In Defense of Kid Rock: Try Hating These Classics
Kid Rock circa 1989
This Saturday, the Motor City's favorite cowboy Kid Rock plays New Jersey's PNC Bank Arts Center. He first Bawitdaba'ed into our hearts in the Spring of '99 during an impressive career-making performance during "MTV's Wanna Be a VJ Too" competition, and since then he's since gone 11 times platinum off of one album, stolen the show at Woodstock '99, briefly married Pamela Anderson, crossed over to a country audience and publicly endorsed both George W. Bush and Mitt Romney. The "Devil Without a Cause" contains multitudes, and while he's understandably raised the ire of a wide-spectrum of listeners for one comment or another, his larger-than-life persona tends to overshadow his surprising longevity and proficient musicianship. In honor of this weekend's show, we decided to spotlight five examples of Rock's finer works so that, yes, even you might find something you legitimately enjoy in his catalog.
"Wax The Booty" 1990
A full decade before he was nominated for a Best New Artist Grammy, Kid Rock released his debut album Grits Sandwiches for Breakfast on Jive Records.

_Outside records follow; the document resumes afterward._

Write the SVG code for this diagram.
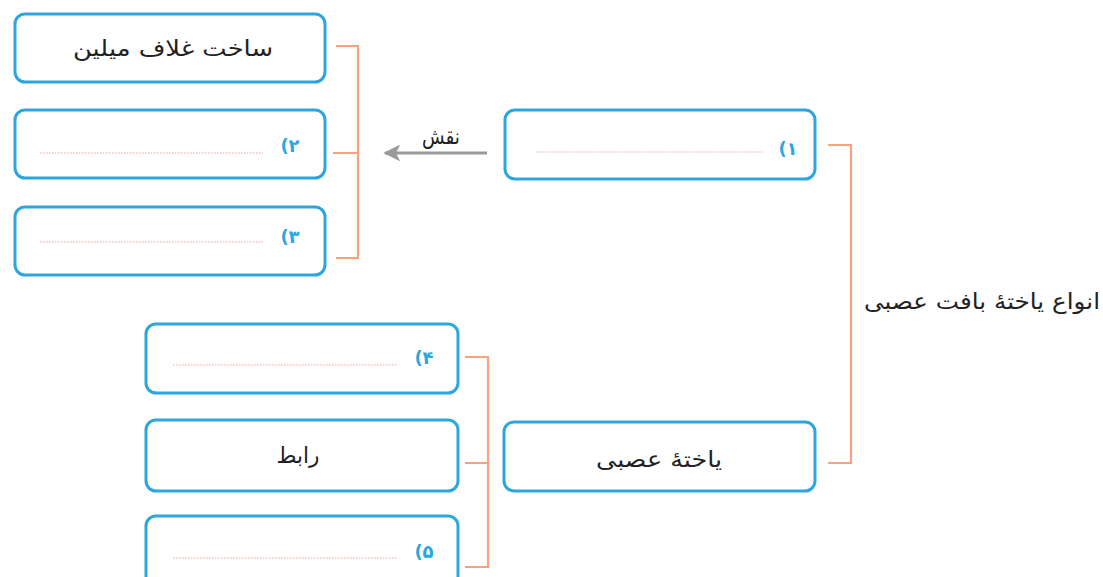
<svg xmlns="http://www.w3.org/2000/svg" width="1103" height="577" viewBox="0 0 1103 577">
<defs>
<style>
.box{fill:#fff;stroke:#2ba6de;stroke-width:3}
.br{fill:none;stroke:#f6a27f;stroke-width:2.2}
.dot{stroke:#f2a0a0;stroke-width:1.2;stroke-dasharray:1.5 1.5}
.t{font-family:"DejaVu Sans",sans-serif;font-size:22px;fill:#222;text-anchor:middle}
.n{font-family:"DejaVu Sans",sans-serif;font-size:18px;font-weight:bold;fill:#29a8e0;text-anchor:middle;direction:ltr;unicode-bidi:bidi-override}
</style>
<marker id="ah" markerWidth="17" markerHeight="17" refX="9" refY="5" orient="auto" markerUnits="userSpaceOnUse" viewBox="0 0 10 10">
<path d="M0,0 L10,5 L0,10 L2.5,5 Z" fill="#9a9a9a"/>
</marker>
</defs>
<rect width="1103" height="577" fill="#fff"/>
<g id="connectors">
<path class="br" d="M336,46 H358 V258 H336 M333,153 H358"/>
<path class="br" d="M828,145 H851 V463 H828"/>
<path class="br" d="M465,357 H488 V567 H465 M465,463 H488"/>
<line x1="487" y1="153" x2="385" y2="153" stroke="#9a9a9a" stroke-width="3" marker-end="url(#ah)"/>
<text class="t" x="441" y="144" direction="rtl" font-size="18" textLength="38" lengthAdjust="spacingAndGlyphs">نقش</text>
</g>
<g id="node-myelin">
<rect class="box" x="15" y="14" width="310" height="68" rx="10"/>
<text class="t" x="173" y="56" direction="rtl" textLength="200" lengthAdjust="spacingAndGlyphs">ساخت غلاف میلین</text>
</g>
<g id="node-2">
<rect class="box" x="15" y="110" width="310" height="68" rx="10"/>
<line class="dot" x1="40" y1="153" x2="263" y2="153"/>
<text class="n" x="290" y="152">(۲</text>
</g>
<g id="node-3">
<rect class="box" x="15" y="207" width="310" height="68" rx="10"/>
<line class="dot" x1="40" y1="242" x2="263" y2="242"/>
<text class="n" x="290" y="243">(۳</text>
</g>
<g id="node-1">
<rect class="box" x="505" y="110" width="310" height="69" rx="10"/>
<line class="dot" x1="537" y1="152" x2="763" y2="152"/>
<text class="n" x="788" y="155">(۱</text>
</g>
<g id="node-types">
<text class="t" x="982" y="309" direction="rtl" textLength="236" lengthAdjust="spacingAndGlyphs">انواع یاختهٔ بافت عصبی</text>
</g>
<g id="node-neuron">
<rect class="box" x="504" y="422" width="311" height="69" rx="10"/>
<text class="t" x="659" y="467" direction="rtl" textLength="126" lengthAdjust="spacingAndGlyphs">یاختهٔ عصبی</text>
</g>
<g id="node-4">
<rect class="box" x="146" y="324" width="312" height="69" rx="10"/>
<line class="dot" x1="173" y1="365" x2="397" y2="365"/>
<text class="n" x="424" y="364">(۴</text>
</g>
<g id="node-rabet">
<rect class="box" x="146" y="420" width="312" height="71" rx="10"/>
<text class="t" x="298" y="463" direction="rtl" textLength="43" lengthAdjust="spacingAndGlyphs">رابط</text>
</g>
<g id="node-5">
<rect class="box" x="146" y="516" width="312" height="72" rx="10"/>
<line class="dot" x1="173" y1="558" x2="397" y2="558"/>
<text class="n" x="424" y="558">(۵</text>
</g>
</svg>
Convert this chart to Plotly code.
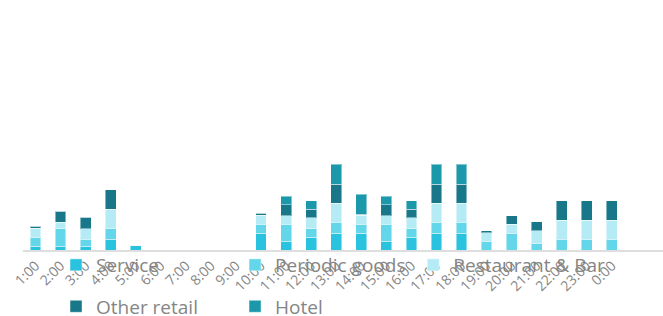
import plotly.graph_objects as go

hours = ["1:00", "2:00", "3:00", "4:00", "5:00", "6:00", "7:00", "8:00", "9:00", "10:00",
         "11:00", "12:00", "13:00", "14:00", "15:00", "16:00", "17:00", "18:00", "19:00",
         "20:00", "21:00", "22:00", "23:00", "0:00"]

service = [4, 4, 4, 11, 4.7, 0, 0, 0, 0, 17, 8.7, 13, 17, 17, 8.7, 13, 17, 17, 0, 0, 0, 0, 0, 0]
periodic_goods = [9, 17.3, 6.7, 10.7, 0, 0, 0, 0, 0, 9, 17, 8.3, 11, 9, 17, 8.3, 11, 11, 8.7, 17, 6.7, 10.7, 10.7, 10.7]
restaurant_bar = [8.7, 6.7, 10.7, 19, 0, 0, 0, 0, 0, 8.7, 8.7, 11, 19, 8.7, 8.7, 11, 19, 19, 8.7, 8.7, 12.7, 19.3, 19.3, 19.3]
other_retail = [2, 10.7, 11.3, 19.7, 0, 0, 0, 0, 0, 2, 10.7, 8.3, 19, 1.3, 10.7, 8.3, 19, 19, 2, 8.7, 8.7, 19.3, 19.3, 19.3]
hotel = [0, 0, 0, 0, 0, 0, 0, 0, 0, 0, 8.7, 8.7, 19.7, 19.7, 8.7, 8.7, 19.7, 19.7, 0, 0, 0, 0, 0, 0]

series_names = ["Service", "Periodic goods", "Restaurant & Bar", "Other retail", "Hotel"]
series_values = [service, periodic_goods, restaurant_bar, other_retail, hotel]
series_colors = ["#29c3e0", "#64d6ea", "#b4ebf5", "#19778a", "#1c98ab"]

# legend slot (column, row) per series
legend_cols = [0, 1, 2, 0, 1]
legend_rows = [0, 0, 0, 1, 1]
col_x = [0.0516, 0.3313, 0.6098]
row_y = [-0.0625, -0.235]

font_family = "Open Sans, sans-serif"

fig = go.Figure()
legend_layouts = {}
for i, (name, vals, color) in enumerate(zip(series_names, series_values, series_colors)):
    lg = "legend" if i == 0 else f"legend{i + 1}"
    fig.add_trace(go.Bar(
        x=hours, y=vals, name=name, legend=lg,
        marker=dict(color=color, line=dict(color="rgba(255,255,255,0.45)", width=1)),
        width=0.43,
    ))
    legend_layouts[lg] = dict(
        orientation="h", x=col_x[legend_cols[i]], xanchor="left",
        y=row_y[legend_rows[i]], yanchor="middle",
        bgcolor="rgba(0,0,0,0)",
        font=dict(family=font_family, size=19, color="#858585"),
    )

fig.update_layout(
    width=663, height=316,
    barmode="stack",
    plot_bgcolor="white", paper_bgcolor="white",
    margin=dict(l=23, r=0, t=10, b=66, autoexpand=False),
    font=dict(family=font_family, color="#858585"),
    showlegend=True,
    xaxis=dict(range=[-0.5, 25.04], showline=True, linecolor="#dedede", linewidth=2,
               showgrid=False, ticks="", tickangle=-45,
               tickfont=dict(family=font_family, size=14, color="#858585")),
    yaxis=dict(range=[0, 240], visible=False, showgrid=False, zeroline=False),
    **legend_layouts,
)

fig.write_html("out.html", config={"displayModeBar": False},
               post_script="document.body.style.margin='0';")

Rock, then with a flattop and opening for the likes of Ice Cube and Poor Righteous Teachers, was purely hip-hop in his earliest incarnation. His filthy mouth and penchant for storytelling made him a favorite of Too $hort, who took him on the road and produced a few songs for him, most memorably "Wax The Booty." More smooth and sinister than the record's other single "Yo-Da-Lin the Valley," it's a worthwhile tale of fornication from the era where sex in storytelling was king.
"Prodigal Son" 1993
After things didn't pan out for Rock on Jive, he went back to the drawing board and landed a deal with independent Detroit imprint Continuum Records. Still wildly popular in his hometown, Rock adopted a love and mastery of Paul's Boutique-esque sample-collage based production, beginning his approach's metamorphosis into painting with broad strokes of other genres in his work. While the record has some classic Detroit smack-talking like "Balls in Your Mouth" (a staple of Rock's live show for years to come) and invigorating sound collages on "Back From the Dead," you can hear the moment where Rock finally begins to find his voice on "Prodigal Son." Over a Zeppelin sample, Rock autobiographically describes the beginning of his quest to leave home to pursue music. In retrospect, the song today almost sounds like his outlaw manifesto.
"Early Mornin' Stoned Pimp" 1996
Detroit music has a long proud history of cross-genre influence. Prior to Kid Rock, Detroit's biggest rap artist was Esham the Unholy, whose entire career involved sampling from the darker and more aggressive areas of rock. By the mid-90s, a funk-blues-rock sound was spreading throughout the city, thanks to effortlessly cool groups like Howling Diablos. By now, Rock had become a multi-instrumentalist, and was incorporating all these elements and more into his third album Early Mornin' Stoned Pimp. The title track (which somehow wound up briefly in the movie Road Trip) captured the laid back pimp desperado persona that Rock had finally perfected. The reason the track works so well is because Rock's own love and incorporation of his musical references isn't rooted in a nostalgia or a "tribute," but rather in his actively engaging the elements he finds compelling into a wholly new hodgepodge of his own invention. Rock later re-recorded this for his History of Rock compilation, but awkwardly removed the Billy Ray Cyrus diss.